Powered by Google

Cash blow hits stem cell work

Dr Lyle Armstrong at the Stem Cell Institute at Newcastle's Centre For Life

CUTTING-EDGE stem cell research in the North East has been turned down for funding. The team at Newcastle’s Centre for Life has so far created nearly 300 human-animal hybrid embryos, but has failed in a bid to further develop the research aimed at finding new treatments for diseases including Alzheimer’s and Parkinson’s.

Another two UK centres were last year granted licences for the research after a long debate through Parliament and in the courts. One of these has also been rejected for funding and the other has yet to make its bid.

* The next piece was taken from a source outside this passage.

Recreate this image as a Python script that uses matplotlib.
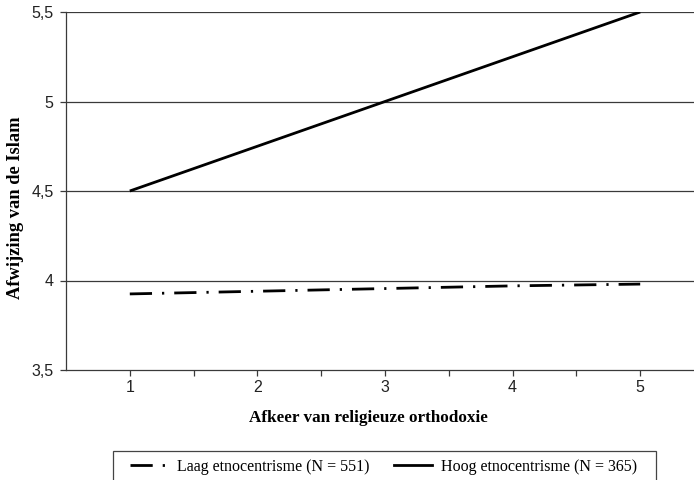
import matplotlib.pyplot as plt
from matplotlib.lines import Line2D
from matplotlib.patches import Rectangle

# Data
x_vals = [1, 2, 3, 4, 5]
laag = [3.925, 3.94, 3.955, 3.97, 3.98]
hoog = [4.5, 4.75, 5.0, 5.25, 5.5]
y_ticks = [3.5, 4, 4.5, 5, 5.5]
y_labels = ['3,5', '4', '4,5', '5', '5,5']
laag_label = 'Laag etnocentrisme (N = 551)'
hoog_label = 'Hoog etnocentrisme (N = 365)'

W, H = 694, 480
fig = plt.figure(figsize=(W / 100, H / 100), dpi=100)
# axes area extends slightly past right edge (cropped like the original)
ax = fig.add_axes([66 / W, 110 / H, 638 / W, 358 / H])

grid_c = '#3a3a3a'
for y in y_ticks[1:]:
    ax.axhline(y, color=grid_c, lw=0.9, zorder=1)

dash = (8, 3.6, 0.8, 3.6)
ax.plot(x_vals, hoog, color='black', lw=2.0, solid_capstyle='butt', zorder=3)
ax.plot(x_vals, laag, color='black', lw=2.0, dashes=dash,
        dash_capstyle='butt', zorder=3)

ax.set_xlim(0.5, 5.5)
ax.set_ylim(3.5, 5.5)
ax.set_xticks(x_vals)
ax.set_xticklabels([str(v) for v in x_vals])
ax.set_xticks([1.5, 2.5, 3.5, 4.5], minor=True)
ax.set_yticks(y_ticks)
ax.set_yticklabels(y_labels)

for s in ['top', 'right']:
    ax.spines[s].set_visible(False)
for s in ['left', 'bottom']:
    ax.spines[s].set_color(grid_c)
    ax.spines[s].set_linewidth(0.9)

ax.tick_params(axis='both', which='both', direction='out', length=4,
               width=0.9, color=grid_c, labelsize=11.5)
ax.tick_params(axis='y', pad=5)
ax.tick_params(axis='x', pad=3)
for lab in ax.get_xticklabels() + ax.get_yticklabels():
    lab.set_fontfamily('Liberation Sans')
    lab.set_color('#222222')

fig.text(368 / W, 1 - 418 / H, 'Afkeer van religieuze orthodoxie',
         ha='center', va='center', family='Liberation Serif',
         fontweight='bold', fontsize=12.3)
fig.text(16 / W, 1 - 208 / H, 'Afwijzing van de Islam', rotation=90,
         ha='center', va='center', family='Liberation Serif',
         fontweight='bold', fontsize=13.3)

# legend box (runs off the bottom edge like the original)
fig.patches.append(Rectangle((113 / W, -10 / H), 543 / W, 39 / H,
                             transform=fig.transFigure, fill=False,
                             edgecolor='#444444', lw=0.9))
handles = [
    Line2D([0], [0], color='black', lw=2.0, dashes=dash),
    Line2D([0], [0], color='black', lw=2.0),
]
leg = fig.legend(handles, [laag_label, hoog_label], loc='center left',
                 bbox_to_anchor=(130 / W, 1 - 467 / H), ncol=2,
                 frameon=False, handlelength=2.4, borderaxespad=0,
                 handletextpad=0.55, columnspacing=1.5, borderpad=0,
                 prop={'family': 'Liberation Serif', 'size': 11.5})

fig.savefig('out.png', dpi=100)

The rejections have sparked new fears there are moral judgments behind the funding bodies’ decisions – less than a year after scientists believed they had put the debate behind them.

But yesterday the Medical Research Council and the Biotechnology and Biological Sciences Research Council insisted their decisions were based on financial and scientific criteria alone and said having a licence for research did not automatically mean it would be funded.

Dr Lyle Armstrong, of Newcastle University’s Centre for Life, is one of the three licence holders in the UK allowed to create animal-human hybrid embryos. He has already created 278 hybrid embryos from human cells and cow eggs.

But he is now looking for new sources of cash after being denied funding. Last night Dr Armstrong said: “I am disappointed that we have been unable to secure a grant, but legislation does not guarantee that funding will follow.

“We are grateful to the Human Fertilisation and Embryology Authority for providing licence and to the Government for providing the framework for the work to be carried out. We will continue to seek sources of funding.”

The other licence holder to be turned down, Professor Stephen Minger, of King’s College London, said: “People reviewing grants may be looking at this from a completely different moral perspective and how much that has influenced people’s perception about whether this should be funded we don’t know.”

Hexham MP Peter Atkinson, who supported the Bill to grant the licences last year, said: “They have a finite pot of cash and there’s an awful lot of competing demands on that budget.

“But it seems a pity that they are being turned down. This research clearly has a lot of potential and is a crucial area of research for the region because it flags up to the world that we have an important science base here.”

The Medical Research Council’s chief executive, Sir Leszek Borysiewicz, said the council had been instrumental in ensuring that hybrid embryos research was included in last year’s Bill.

He said: “Fighting for the right to carry out such research does not mean that it should get priority over other applications which score higher and hold more promise.”

And Colin Miles, the Biotechnology and Biological Sciences Research Council’s head of integrative and systems biology sector, said: “The competition for funding is very high indeed and many very good applications don’t get funded purely and simply because the pot of money available is finite.”